• **What to do**
Exclude the pictures, then repeat the remaining data exactly.
** Start **
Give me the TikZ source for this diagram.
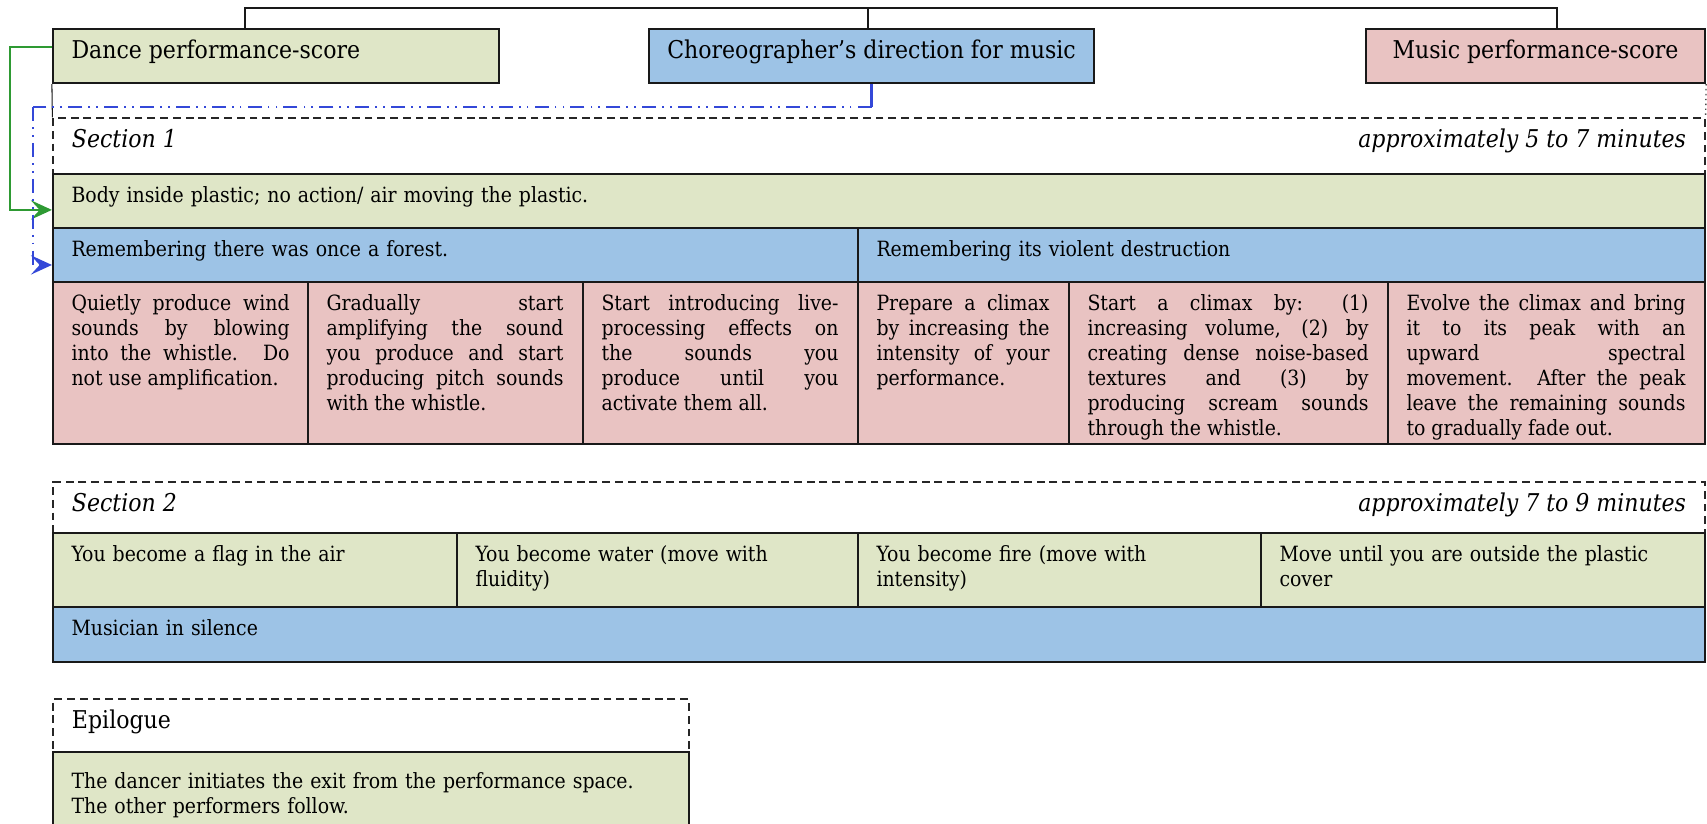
\documentclass[tikz,border=0pt]{standalone}
\usepackage{fontspec}
\setmainfont{DejaVu Serif Condensed}
\usetikzlibrary{arrows.meta,fit}

\definecolor{dgreen}{HTML}{DFE6C7}
\definecolor{dblue}{HTML}{9DC3E6}
\definecolor{dpink}{HTML}{E9C3C2}
\definecolor{lgreen}{HTML}{2E9A33}
\definecolor{lblue}{HTML}{3448D8}

\tikzset{
  x=0.5714pt, y=-0.5714pt,
  box/.style={draw=black!90, line width=1.25pt, inner sep=0pt},
  gbox/.style={box, fill=dgreen},
  bbox/.style={box, fill=dblue},
  pbox/.style={box, fill=dpink},
  secframe/.style={draw=black!85, line width=0.7pt, dash pattern=on 4.5pt off 2.8pt, inner sep=0pt},
  txt/.style={anchor=north west, inner xsep=11pt, inner ysep=6.5pt,
    font=\fontsize{12}{14.3}\selectfont, align=left, text width=#1},
  jtxt/.style={txt=#1, align=justify},
  head/.style={anchor=north west, inner xsep=11pt, inner ysep=5.4pt,
    font=\fontsize{14}{16.8}\selectfont},
  ctxt/.style={anchor=north, inner xsep=0pt, inner ysep=5.4pt,
    font=\fontsize{14}{16.8}\selectfont},
  rtxt/.style={anchor=north east, inner xsep=11pt, inner ysep=5.4pt,
    font=\fontsize{14}{16.8}\selectfont\itshape},
  link/.style={draw=black!90, line width=0.9pt},
  tip/.style={-{Stealth[length=12pt, width=11pt, inset=5pt]}},
  greenlink/.style={draw=lgreen, line width=1.2pt, tip},
  bluelink/.style={draw=lblue, line width=1.2pt,
    dash pattern=on 8pt off 3.5pt on 1pt off 3.5pt on 1pt off 3.5pt},
  bluearrow/.style={bluelink, tip},
}

\begin{document}
\begin{tikzpicture}
\useasboundingbox (0,0) rectangle (1707,824);
\clip (0,0) rectangle (1707,824);

% ---- the three score boxes ----
\node[gbox, fit={(53,29) (499,83)}] (dance) {};
\node[bbox, fit={(649,29) (1094,83)}] (choreo) {};
\node[pbox, fit={(1366,29) (1705,83)}] (music) {};
\node[head] (dance-t) at (dance.north west) {\strut Dance performance-score};
\node[ctxt] (choreo-t) at (choreo.north) {\strut Choreographer’s direction for music};
\node[ctxt] (music-t) at (music.north) {\strut Music performance-score};

% top bracket joining the three scores
\coordinate (topL) at (245,8);
\coordinate (topR) at (1557,8);
\draw[link] (dance.north -| topL) -- (topL) -- (topR) -- (music.north -| topR);
\draw[link] ([xshift=-2pt]choreo.north) -- ([xshift=-2pt]choreo.north |- topL);

% ---- Section 1 ----
\node[secframe, fit={(53,118) (1705,174)}] (sec1) {};
\node[head, font=\fontsize{14}{16.8}\selectfont\itshape] (sec1-t) at (sec1.north west) {\strut Section 1};
\node[rtxt] (sec1-d) at (sec1.north east) {\strut approximately 5 to 7 minutes};

\draw[link, line width=0.6pt] (dance.south west) -- (sec1.north west);
\draw[draw=black!70, line width=0.8pt, dotted] (music.south east) -- (sec1.north east);

\node[gbox, fit={(53,174) (1705,228)}] (body) {};
\node[txt=800pt] (body-t) at (body.north west) {\strut Body inside plastic; no action/ air moving the plastic.};

\node[bbox, fit={(53,228) (858,282)}] (rem1) {};
\node[bbox, fit={(858,228) (1705,282)}] (rem2) {};
\node[txt=400pt] (rem1-t) at (rem1.north west) {\strut Remembering there was once a forest.};
\node[txt=400pt] (rem2-t) at (rem2.north west) {\strut Remembering its violent destruction};

\node[pbox, fit={(53,282) (308,444)}] (p1) {};
\node[pbox, fit={(308,282) (583,444)}] (p2) {};
\node[pbox, fit={(583,282) (858,444)}] (p3) {};
\node[pbox, fit={(858,282) (1069,444)}] (p4) {};
\node[pbox, fit={(1069,282) (1388,444)}] (p5) {};
\node[pbox, fit={(1388,282) (1705,444)}] (p6) {};

\node[jtxt=124.6pt] (p1-t) at (p1.north west) {\strut Quietly produce wind\linebreak
  sounds by blowing\linebreak into the whistle. Do\linebreak not use amplification.};
\node[jtxt=135.4pt] (p2-t) at (p2.north west) {\strut Gradually start\linebreak
  amplifying the sound\linebreak you produce and start\linebreak
  producing pitch sounds\linebreak with the whistle.};
\node[jtxt=135.4pt] (p3-t) at (p3.north west) {\strut Start introducing live-\linebreak
  processing effects on\linebreak the sounds you\linebreak produce until you\linebreak
  activate them all.};
\node[jtxt=98.9pt] (p4-t) at (p4.north west) {\strut Prepare a climax\linebreak
  by increasing the\linebreak intensity of your\linebreak performance.};
\node[jtxt=160.6pt] (p5-t) at (p5.north west) {\strut Start a climax by: (1)\linebreak
  increasing volume, (2) by\linebreak creating dense noise-based\linebreak
  textures and (3) by\linebreak producing scream sounds\linebreak through the whistle.};
\node[jtxt=159.4pt] (p6-t) at (p6.north west) {\strut Evolve the climax and bring\linebreak
  it to its peak with an\linebreak upward spectral\linebreak
  movement. After the peak\linebreak leave the remaining sounds\linebreak to gradually fade out.};

% connectors from the dance score and the choreographer's direction
\draw[greenlink] ([yshift=5.1pt]dance.west) -- ++(-42,0) |- ([yshift=-5.1pt]body.west);
\coordinate (bl) at (33,107);
\draw[draw=lblue, line width=1.2pt] (choreo.south) -- (choreo.south |- bl);
\draw[bluelink] (choreo.south |- bl) -- (bl);
\draw[bluearrow] (bl) |- ([yshift=-5.7pt]rem1.west);

% ---- Section 2 ----
\node[secframe, fit={(53,482) (1705,533)}] (sec2) {};
\node[head, font=\fontsize{14}{16.8}\selectfont\itshape] (sec2-t) at (sec2.north west) {\strut Section 2};
\node[rtxt] (sec2-d) at (sec2.north east) {\strut approximately 7 to 9 minutes};

\node[gbox, fit={(53,533) (457,607)}] (s2a) {};
\node[gbox, fit={(457,533) (858,607)}] (s2b) {};
\node[gbox, fit={(858,533) (1261,607)}] (s2c) {};
\node[gbox, fit={(1261,533) (1705,607)}] (s2d) {};
\node[txt=210pt] (s2a-t) at (s2a.north west) {\strut You become a flag in the air};
\node[txt=210pt] (s2b-t) at (s2b.north west) {\strut You become water (move with\\ fluidity)};
\node[txt=210pt] (s2c-t) at (s2c.north west) {\strut You become fire (move with\\ intensity)};
\node[txt=230pt] (s2d-t) at (s2d.north west) {\strut Move until you are outside the plastic\\ cover};

\node[bbox, fit={(53,607) (1705,662)}] (mus2) {};
\node[txt=400pt] (mus2-t) at (mus2.north west) {\strut Musician in silence};

% ---- Epilogue ----
\node[secframe, fit={(53,699) (689,752)}] (epi) {};
\node[head] (epi-t) at (epi.north west) {\strut Epilogue};
\node[gbox, fit={(53,752) (689,860)}] (epibox) {};
\node[txt=340pt, inner ysep=11.5pt] (epibox-t) at (epibox.north west) {\strut The dancer initiates the exit from the performance space.\\
  The other performers follow.};
\end{tikzpicture}
\end{document}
** End **
• **Finished exercise**
Give me the TikZ source for this diagram.
\documentclass[tikz,border=0pt]{standalone}
\usepackage{fontspec}
\setmainfont{DejaVu Serif Condensed}
\usetikzlibrary{arrows.meta,fit}

\definecolor{dgreen}{HTML}{DFE6C7}
\definecolor{dblue}{HTML}{9DC3E6}
\definecolor{dpink}{HTML}{E9C3C2}
\definecolor{lgreen}{HTML}{2E9A33}
\definecolor{lblue}{HTML}{3448D8}

\tikzset{
  x=0.5714pt, y=-0.5714pt,
  box/.style={draw=black!90, line width=1.25pt, inner sep=0pt},
  gbox/.style={box, fill=dgreen},
  bbox/.style={box, fill=dblue},
  pbox/.style={box, fill=dpink},
  secframe/.style={draw=black!85, line width=0.7pt, dash pattern=on 4.5pt off 2.8pt, inner sep=0pt},
  txt/.style={anchor=north west, inner xsep=11pt, inner ysep=6.5pt,
    font=\fontsize{12}{14.3}\selectfont, align=left, text width=#1},
  jtxt/.style={txt=#1, align=justify},
  head/.style={anchor=north west, inner xsep=11pt, inner ysep=5.4pt,
    font=\fontsize{14}{16.8}\selectfont},
  ctxt/.style={anchor=north, inner xsep=0pt, inner ysep=5.4pt,
    font=\fontsize{14}{16.8}\selectfont},
  rtxt/.style={anchor=north east, inner xsep=11pt, inner ysep=5.4pt,
    font=\fontsize{14}{16.8}\selectfont\itshape},
  link/.style={draw=black!90, line width=0.9pt},
  tip/.style={-{Stealth[length=12pt, width=11pt, inset=5pt]}},
  greenlink/.style={draw=lgreen, line width=1.2pt, tip},
  bluelink/.style={draw=lblue, line width=1.2pt,
    dash pattern=on 8pt off 3.5pt on 1pt off 3.5pt on 1pt off 3.5pt},
  bluearrow/.style={bluelink, tip},
}

\begin{document}
\begin{tikzpicture}
\useasboundingbox (0,0) rectangle (1707,824);
\clip (0,0) rectangle (1707,824);

% ---- the three score boxes ----
\node[gbox, fit={(53,29) (499,83)}] (dance) {};
\node[bbox, fit={(649,29) (1094,83)}] (choreo) {};
\node[pbox, fit={(1366,29) (1705,83)}] (music) {};
\node[head] (dance-t) at (dance.north west) {\strut Dance performance-score};
\node[ctxt] (choreo-t) at (choreo.north) {\strut Choreographer’s direction for music};
\node[ctxt] (music-t) at (music.north) {\strut Music performance-score};

% top bracket joining the three scores
\coordinate (topL) at (245,8);
\coordinate (topR) at (1557,8);
\draw[link] (dance.north -| topL) -- (topL) -- (topR) -- (music.north -| topR);
\draw[link] ([xshift=-2pt]choreo.north) -- ([xshift=-2pt]choreo.north |- topL);

% ---- Section 1 ----
\node[secframe, fit={(53,118) (1705,174)}] (sec1) {};
\node[head, font=\fontsize{14}{16.8}\selectfont\itshape] (sec1-t) at (sec1.north west) {\strut Section 1};
\node[rtxt] (sec1-d) at (sec1.north east) {\strut approximately 5 to 7 minutes};

\draw[link, line width=0.6pt] (dance.south west) -- (sec1.north west);
\draw[draw=black!70, line width=0.8pt, dotted] (music.south east) -- (sec1.north east);

\node[gbox, fit={(53,174) (1705,228)}] (body) {};
\node[txt=800pt] (body-t) at (body.north west) {\strut Body inside plastic; no action/ air moving the plastic.};

\node[bbox, fit={(53,228) (858,282)}] (rem1) {};
\node[bbox, fit={(858,228) (1705,282)}] (rem2) {};
\node[txt=400pt] (rem1-t) at (rem1.north west) {\strut Remembering there was once a forest.};
\node[txt=400pt] (rem2-t) at (rem2.north west) {\strut Remembering its violent destruction};

\node[pbox, fit={(53,282) (308,444)}] (p1) {};
\node[pbox, fit={(308,282) (583,444)}] (p2) {};
\node[pbox, fit={(583,282) (858,444)}] (p3) {};
\node[pbox, fit={(858,282) (1069,444)}] (p4) {};
\node[pbox, fit={(1069,282) (1388,444)}] (p5) {};
\node[pbox, fit={(1388,282) (1705,444)}] (p6) {};

\node[jtxt=124.6pt] (p1-t) at (p1.north west) {\strut Quietly produce wind\linebreak
  sounds by blowing\linebreak into the whistle. Do\linebreak not use amplification.};
\node[jtxt=135.4pt] (p2-t) at (p2.north west) {\strut Gradually start\linebreak
  amplifying the sound\linebreak you produce and start\linebreak
  producing pitch sounds\linebreak with the whistle.};
\node[jtxt=135.4pt] (p3-t) at (p3.north west) {\strut Start introducing live-\linebreak
  processing effects on\linebreak the sounds you\linebreak produce until you\linebreak
  activate them all.};
\node[jtxt=98.9pt] (p4-t) at (p4.north west) {\strut Prepare a climax\linebreak
  by increasing the\linebreak intensity of your\linebreak performance.};
\node[jtxt=160.6pt] (p5-t) at (p5.north west) {\strut Start a climax by: (1)\linebreak
  increasing volume, (2) by\linebreak creating dense noise-based\linebreak
  textures and (3) by\linebreak producing scream sounds\linebreak through the whistle.};
\node[jtxt=159.4pt] (p6-t) at (p6.north west) {\strut Evolve the climax and bring\linebreak
  it to its peak with an\linebreak upward spectral\linebreak
  movement. After the peak\linebreak leave the remaining sounds\linebreak to gradually fade out.};

% connectors from the dance score and the choreographer's direction
\draw[greenlink] ([yshift=5.1pt]dance.west) -- ++(-42,0) |- ([yshift=-5.1pt]body.west);
\coordinate (bl) at (33,107);
\draw[draw=lblue, line width=1.2pt] (choreo.south) -- (choreo.south |- bl);
\draw[bluelink] (choreo.south |- bl) -- (bl);
\draw[bluearrow] (bl) |- ([yshift=-5.7pt]rem1.west);

% ---- Section 2 ----
\node[secframe, fit={(53,482) (1705,533)}] (sec2) {};
\node[head, font=\fontsize{14}{16.8}\selectfont\itshape] (sec2-t) at (sec2.north west) {\strut Section 2};
\node[rtxt] (sec2-d) at (sec2.north east) {\strut approximately 7 to 9 minutes};

\node[gbox, fit={(53,533) (457,607)}] (s2a) {};
\node[gbox, fit={(457,533) (858,607)}] (s2b) {};
\node[gbox, fit={(858,533) (1261,607)}] (s2c) {};
\node[gbox, fit={(1261,533) (1705,607)}] (s2d) {};
\node[txt=210pt] (s2a-t) at (s2a.north west) {\strut You become a flag in the air};
\node[txt=210pt] (s2b-t) at (s2b.north west) {\strut You become water (move with\\ fluidity)};
\node[txt=210pt] (s2c-t) at (s2c.north west) {\strut You become fire (move with\\ intensity)};
\node[txt=230pt] (s2d-t) at (s2d.north west) {\strut Move until you are outside the plastic\\ cover};

\node[bbox, fit={(53,607) (1705,662)}] (mus2) {};
\node[txt=400pt] (mus2-t) at (mus2.north west) {\strut Musician in silence};

% ---- Epilogue ----
\node[secframe, fit={(53,699) (689,752)}] (epi) {};
\node[head] (epi-t) at (epi.north west) {\strut Epilogue};
\node[gbox, fit={(53,752) (689,860)}] (epibox) {};
\node[txt=340pt, inner ysep=11.5pt] (epibox-t) at (epibox.north west) {\strut The dancer initiates the exit from the performance space.\\
  The other performers follow.};
\end{tikzpicture}
\end{document}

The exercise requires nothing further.